Transcribe the records that follow. Keep every word exactly, and drop the pictures.

——————————

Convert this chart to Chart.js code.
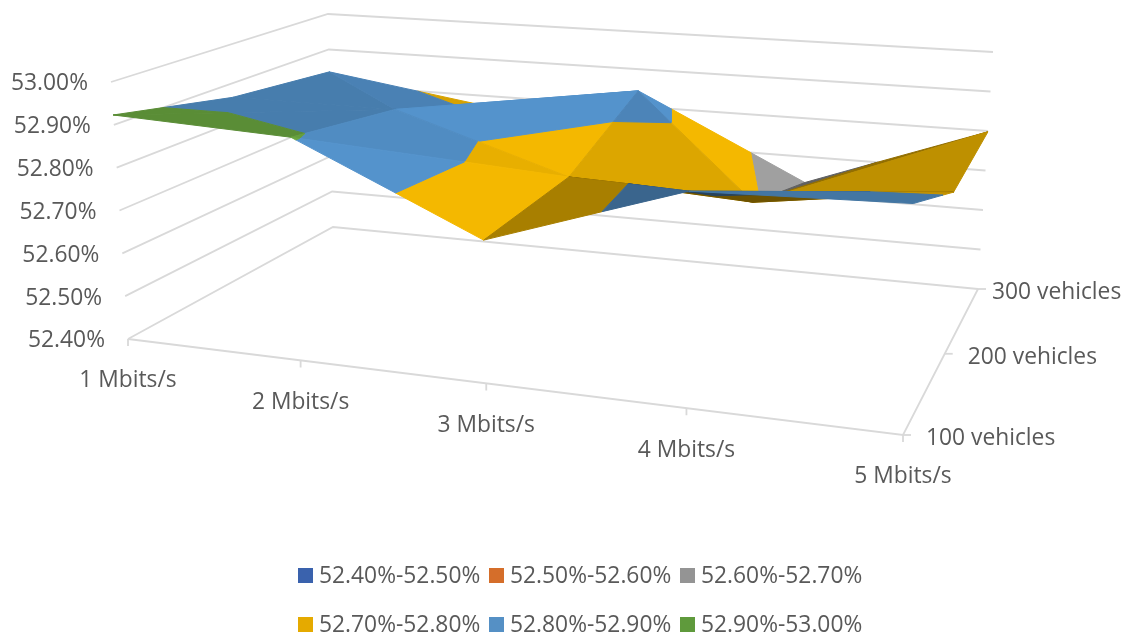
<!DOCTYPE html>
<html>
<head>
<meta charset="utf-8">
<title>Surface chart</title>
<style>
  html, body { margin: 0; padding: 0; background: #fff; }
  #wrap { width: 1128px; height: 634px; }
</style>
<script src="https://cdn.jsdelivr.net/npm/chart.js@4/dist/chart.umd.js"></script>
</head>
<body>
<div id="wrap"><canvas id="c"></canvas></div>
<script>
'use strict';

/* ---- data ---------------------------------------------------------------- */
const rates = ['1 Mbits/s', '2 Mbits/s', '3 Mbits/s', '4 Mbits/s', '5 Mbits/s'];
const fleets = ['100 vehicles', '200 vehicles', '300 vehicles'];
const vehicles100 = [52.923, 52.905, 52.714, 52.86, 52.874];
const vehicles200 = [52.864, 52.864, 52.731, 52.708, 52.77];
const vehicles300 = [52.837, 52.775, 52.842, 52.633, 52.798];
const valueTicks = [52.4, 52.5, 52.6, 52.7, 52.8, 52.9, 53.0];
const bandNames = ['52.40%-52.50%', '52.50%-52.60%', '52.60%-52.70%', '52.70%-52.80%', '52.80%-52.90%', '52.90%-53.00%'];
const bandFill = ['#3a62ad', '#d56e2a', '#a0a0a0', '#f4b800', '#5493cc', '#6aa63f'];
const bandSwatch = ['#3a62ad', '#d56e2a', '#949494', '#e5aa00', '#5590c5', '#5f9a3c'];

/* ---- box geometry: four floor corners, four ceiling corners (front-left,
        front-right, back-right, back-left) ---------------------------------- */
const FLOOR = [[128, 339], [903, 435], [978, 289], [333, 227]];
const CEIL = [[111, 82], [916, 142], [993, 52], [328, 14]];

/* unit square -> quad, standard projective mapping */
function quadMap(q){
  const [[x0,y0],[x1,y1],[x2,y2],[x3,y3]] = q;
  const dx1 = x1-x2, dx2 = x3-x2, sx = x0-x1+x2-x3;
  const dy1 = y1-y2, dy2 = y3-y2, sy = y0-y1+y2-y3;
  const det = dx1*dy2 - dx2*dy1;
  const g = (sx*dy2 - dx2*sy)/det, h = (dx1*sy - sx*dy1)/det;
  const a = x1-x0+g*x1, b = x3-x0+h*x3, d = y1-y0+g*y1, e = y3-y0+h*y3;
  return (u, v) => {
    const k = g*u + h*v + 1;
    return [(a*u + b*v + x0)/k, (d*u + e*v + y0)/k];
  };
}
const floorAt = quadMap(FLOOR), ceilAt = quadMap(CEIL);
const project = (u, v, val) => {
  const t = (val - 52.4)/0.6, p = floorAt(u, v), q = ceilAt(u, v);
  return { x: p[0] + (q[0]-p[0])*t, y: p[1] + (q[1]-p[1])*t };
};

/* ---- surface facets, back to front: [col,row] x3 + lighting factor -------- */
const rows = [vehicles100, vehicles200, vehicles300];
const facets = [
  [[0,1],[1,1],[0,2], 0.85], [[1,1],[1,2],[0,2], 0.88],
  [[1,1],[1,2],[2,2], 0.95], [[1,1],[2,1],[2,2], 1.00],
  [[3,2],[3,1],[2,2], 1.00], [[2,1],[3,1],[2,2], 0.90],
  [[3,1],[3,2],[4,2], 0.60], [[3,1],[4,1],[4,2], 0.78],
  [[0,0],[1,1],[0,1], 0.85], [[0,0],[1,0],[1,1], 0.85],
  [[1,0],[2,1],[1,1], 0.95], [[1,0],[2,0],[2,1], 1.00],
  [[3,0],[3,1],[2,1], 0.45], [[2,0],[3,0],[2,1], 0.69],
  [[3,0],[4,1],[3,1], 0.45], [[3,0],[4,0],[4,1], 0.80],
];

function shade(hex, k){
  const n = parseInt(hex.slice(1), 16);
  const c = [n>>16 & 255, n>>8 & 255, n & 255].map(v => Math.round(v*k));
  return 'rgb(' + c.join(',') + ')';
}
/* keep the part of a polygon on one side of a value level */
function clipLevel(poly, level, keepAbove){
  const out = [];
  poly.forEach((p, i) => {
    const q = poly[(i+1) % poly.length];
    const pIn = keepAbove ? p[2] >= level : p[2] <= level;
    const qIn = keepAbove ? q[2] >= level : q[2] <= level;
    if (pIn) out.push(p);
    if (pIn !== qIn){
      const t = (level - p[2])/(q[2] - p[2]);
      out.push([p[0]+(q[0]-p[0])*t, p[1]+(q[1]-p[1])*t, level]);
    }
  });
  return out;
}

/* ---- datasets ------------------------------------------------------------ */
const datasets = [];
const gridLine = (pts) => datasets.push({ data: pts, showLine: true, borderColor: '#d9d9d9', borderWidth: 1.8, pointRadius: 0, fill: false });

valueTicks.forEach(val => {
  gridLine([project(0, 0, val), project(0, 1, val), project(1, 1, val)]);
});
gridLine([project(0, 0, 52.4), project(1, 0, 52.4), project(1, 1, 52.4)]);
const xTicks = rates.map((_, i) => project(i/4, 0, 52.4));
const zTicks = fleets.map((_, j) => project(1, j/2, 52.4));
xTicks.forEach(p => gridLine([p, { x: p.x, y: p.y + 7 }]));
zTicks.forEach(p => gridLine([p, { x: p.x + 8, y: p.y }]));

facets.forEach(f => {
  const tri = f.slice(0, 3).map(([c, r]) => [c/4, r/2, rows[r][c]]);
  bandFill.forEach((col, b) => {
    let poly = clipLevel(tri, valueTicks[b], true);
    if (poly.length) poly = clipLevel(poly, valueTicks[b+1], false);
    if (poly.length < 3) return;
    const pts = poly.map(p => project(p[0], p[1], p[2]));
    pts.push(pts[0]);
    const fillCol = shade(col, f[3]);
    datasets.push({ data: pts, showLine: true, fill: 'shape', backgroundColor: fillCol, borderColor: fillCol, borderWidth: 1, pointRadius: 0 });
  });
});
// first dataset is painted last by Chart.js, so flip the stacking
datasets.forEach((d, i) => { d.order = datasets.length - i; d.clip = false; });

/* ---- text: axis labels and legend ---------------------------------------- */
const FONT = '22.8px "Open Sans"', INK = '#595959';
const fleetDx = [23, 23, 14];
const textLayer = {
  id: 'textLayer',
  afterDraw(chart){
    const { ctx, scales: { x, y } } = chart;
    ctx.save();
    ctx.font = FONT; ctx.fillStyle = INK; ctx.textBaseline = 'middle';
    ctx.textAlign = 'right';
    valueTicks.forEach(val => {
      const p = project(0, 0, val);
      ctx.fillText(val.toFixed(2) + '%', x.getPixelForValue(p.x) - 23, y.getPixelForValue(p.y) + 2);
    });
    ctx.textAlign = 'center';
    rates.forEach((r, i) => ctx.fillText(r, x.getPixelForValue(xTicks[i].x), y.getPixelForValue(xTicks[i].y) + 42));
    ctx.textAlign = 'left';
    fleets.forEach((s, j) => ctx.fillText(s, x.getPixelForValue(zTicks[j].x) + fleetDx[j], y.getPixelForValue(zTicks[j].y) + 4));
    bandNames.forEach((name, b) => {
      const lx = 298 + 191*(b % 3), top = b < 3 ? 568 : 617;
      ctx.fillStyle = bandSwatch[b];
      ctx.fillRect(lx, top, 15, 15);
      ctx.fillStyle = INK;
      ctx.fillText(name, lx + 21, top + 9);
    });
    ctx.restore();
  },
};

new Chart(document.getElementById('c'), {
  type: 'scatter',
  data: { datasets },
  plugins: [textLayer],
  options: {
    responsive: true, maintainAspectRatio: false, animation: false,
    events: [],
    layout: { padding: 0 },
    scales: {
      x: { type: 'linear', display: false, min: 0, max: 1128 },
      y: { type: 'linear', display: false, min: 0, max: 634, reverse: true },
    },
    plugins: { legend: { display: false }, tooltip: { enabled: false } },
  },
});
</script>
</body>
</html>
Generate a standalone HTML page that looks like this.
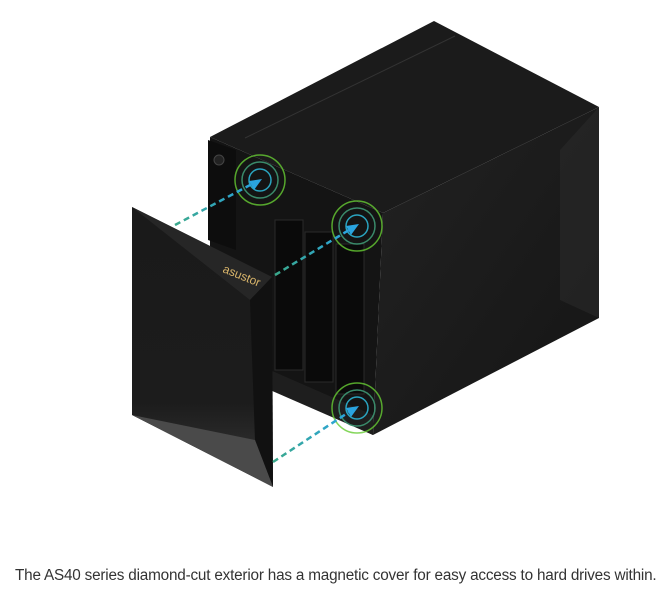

——————————

• [Exercise answer]:
Convert this chart to Chart.js code.
<!DOCTYPE html>
<html>
<head>
<meta charset="utf-8">
<title>Surface chart</title>
<style>
  html, body { margin: 0; padding: 0; background: #fff; }
  #wrap { width: 1128px; height: 634px; }
</style>
<script src="https://cdn.jsdelivr.net/npm/chart.js@4/dist/chart.umd.js"></script>
</head>
<body>
<div id="wrap"><canvas id="c"></canvas></div>
<script>
'use strict';

/* ---- data ---------------------------------------------------------------- */
const rates = ['1 Mbits/s', '2 Mbits/s', '3 Mbits/s', '4 Mbits/s', '5 Mbits/s'];
const fleets = ['100 vehicles', '200 vehicles', '300 vehicles'];
const vehicles100 = [52.923, 52.905, 52.714, 52.86, 52.874];
const vehicles200 = [52.864, 52.864, 52.731, 52.708, 52.77];
const vehicles300 = [52.837, 52.775, 52.842, 52.633, 52.798];
const valueTicks = [52.4, 52.5, 52.6, 52.7, 52.8, 52.9, 53.0];
const bandNames = ['52.40%-52.50%', '52.50%-52.60%', '52.60%-52.70%', '52.70%-52.80%', '52.80%-52.90%', '52.90%-53.00%'];
const bandFill = ['#3a62ad', '#d56e2a', '#a0a0a0', '#f4b800', '#5493cc', '#6aa63f'];
const bandSwatch = ['#3a62ad', '#d56e2a', '#949494', '#e5aa00', '#5590c5', '#5f9a3c'];

/* ---- box geometry: four floor corners, four ceiling corners (front-left,
        front-right, back-right, back-left) ---------------------------------- */
const FLOOR = [[128, 339], [903, 435], [978, 289], [333, 227]];
const CEIL = [[111, 82], [916, 142], [993, 52], [328, 14]];

/* unit square -> quad, standard projective mapping */
function quadMap(q){
  const [[x0,y0],[x1,y1],[x2,y2],[x3,y3]] = q;
  const dx1 = x1-x2, dx2 = x3-x2, sx = x0-x1+x2-x3;
  const dy1 = y1-y2, dy2 = y3-y2, sy = y0-y1+y2-y3;
  const det = dx1*dy2 - dx2*dy1;
  const g = (sx*dy2 - dx2*sy)/det, h = (dx1*sy - sx*dy1)/det;
  const a = x1-x0+g*x1, b = x3-x0+h*x3, d = y1-y0+g*y1, e = y3-y0+h*y3;
  return (u, v) => {
    const k = g*u + h*v + 1;
    return [(a*u + b*v + x0)/k, (d*u + e*v + y0)/k];
  };
}
const floorAt = quadMap(FLOOR), ceilAt = quadMap(CEIL);
const project = (u, v, val) => {
  const t = (val - 52.4)/0.6, p = floorAt(u, v), q = ceilAt(u, v);
  return { x: p[0] + (q[0]-p[0])*t, y: p[1] + (q[1]-p[1])*t };
};

/* ---- surface facets, back to front: [col,row] x3 + lighting factor -------- */
const rows = [vehicles100, vehicles200, vehicles300];
const facets = [
  [[0,1],[1,1],[0,2], 0.85], [[1,1],[1,2],[0,2], 0.88],
  [[1,1],[1,2],[2,2], 0.95], [[1,1],[2,1],[2,2], 1.00],
  [[3,2],[3,1],[2,2], 1.00], [[2,1],[3,1],[2,2], 0.90],
  [[3,1],[3,2],[4,2], 0.60], [[3,1],[4,1],[4,2], 0.78],
  [[0,0],[1,1],[0,1], 0.85], [[0,0],[1,0],[1,1], 0.85],
  [[1,0],[2,1],[1,1], 0.95], [[1,0],[2,0],[2,1], 1.00],
  [[3,0],[3,1],[2,1], 0.45], [[2,0],[3,0],[2,1], 0.69],
  [[3,0],[4,1],[3,1], 0.45], [[3,0],[4,0],[4,1], 0.80],
];

function shade(hex, k){
  const n = parseInt(hex.slice(1), 16);
  const c = [n>>16 & 255, n>>8 & 255, n & 255].map(v => Math.round(v*k));
  return 'rgb(' + c.join(',') + ')';
}
/* keep the part of a polygon on one side of a value level */
function clipLevel(poly, level, keepAbove){
  const out = [];
  poly.forEach((p, i) => {
    const q = poly[(i+1) % poly.length];
    const pIn = keepAbove ? p[2] >= level : p[2] <= level;
    const qIn = keepAbove ? q[2] >= level : q[2] <= level;
    if (pIn) out.push(p);
    if (pIn !== qIn){
      const t = (level - p[2])/(q[2] - p[2]);
      out.push([p[0]+(q[0]-p[0])*t, p[1]+(q[1]-p[1])*t, level]);
    }
  });
  return out;
}

/* ---- datasets ------------------------------------------------------------ */
const datasets = [];
const gridLine = (pts) => datasets.push({ data: pts, showLine: true, borderColor: '#d9d9d9', borderWidth: 1.8, pointRadius: 0, fill: false });

valueTicks.forEach(val => {
  gridLine([project(0, 0, val), project(0, 1, val), project(1, 1, val)]);
});
gridLine([project(0, 0, 52.4), project(1, 0, 52.4), project(1, 1, 52.4)]);
const xTicks = rates.map((_, i) => project(i/4, 0, 52.4));
const zTicks = fleets.map((_, j) => project(1, j/2, 52.4));
xTicks.forEach(p => gridLine([p, { x: p.x, y: p.y + 7 }]));
zTicks.forEach(p => gridLine([p, { x: p.x + 8, y: p.y }]));

facets.forEach(f => {
  const tri = f.slice(0, 3).map(([c, r]) => [c/4, r/2, rows[r][c]]);
  bandFill.forEach((col, b) => {
    let poly = clipLevel(tri, valueTicks[b], true);
    if (poly.length) poly = clipLevel(poly, valueTicks[b+1], false);
    if (poly.length < 3) return;
    const pts = poly.map(p => project(p[0], p[1], p[2]));
    pts.push(pts[0]);
    const fillCol = shade(col, f[3]);
    datasets.push({ data: pts, showLine: true, fill: 'shape', backgroundColor: fillCol, borderColor: fillCol, borderWidth: 1, pointRadius: 0 });
  });
});
// first dataset is painted last by Chart.js, so flip the stacking
datasets.forEach((d, i) => { d.order = datasets.length - i; d.clip = false; });

/* ---- text: axis labels and legend ---------------------------------------- */
const FONT = '22.8px "Open Sans"', INK = '#595959';
const fleetDx = [23, 23, 14];
const textLayer = {
  id: 'textLayer',
  afterDraw(chart){
    const { ctx, scales: { x, y } } = chart;
    ctx.save();
    ctx.font = FONT; ctx.fillStyle = INK; ctx.textBaseline = 'middle';
    ctx.textAlign = 'right';
    valueTicks.forEach(val => {
      const p = project(0, 0, val);
      ctx.fillText(val.toFixed(2) + '%', x.getPixelForValue(p.x) - 23, y.getPixelForValue(p.y) + 2);
    });
    ctx.textAlign = 'center';
    rates.forEach((r, i) => ctx.fillText(r, x.getPixelForValue(xTicks[i].x), y.getPixelForValue(xTicks[i].y) + 42));
    ctx.textAlign = 'left';
    fleets.forEach((s, j) => ctx.fillText(s, x.getPixelForValue(zTicks[j].x) + fleetDx[j], y.getPixelForValue(zTicks[j].y) + 4));
    bandNames.forEach((name, b) => {
      const lx = 298 + 191*(b % 3), top = b < 3 ? 568 : 617;
      ctx.fillStyle = bandSwatch[b];
      ctx.fillRect(lx, top, 15, 15);
      ctx.fillStyle = INK;
      ctx.fillText(name, lx + 21, top + 9);
    });
    ctx.restore();
  },
};

new Chart(document.getElementById('c'), {
  type: 'scatter',
  data: { datasets },
  plugins: [textLayer],
  options: {
    responsive: true, maintainAspectRatio: false, animation: false,
    events: [],
    layout: { padding: 0 },
    scales: {
      x: { type: 'linear', display: false, min: 0, max: 1128 },
      y: { type: 'linear', display: false, min: 0, max: 634, reverse: true },
    },
    plugins: { legend: { display: false }, tooltip: { enabled: false } },
  },
});
</script>
</body>
</html>
Generate a standalone HTML page that looks like this.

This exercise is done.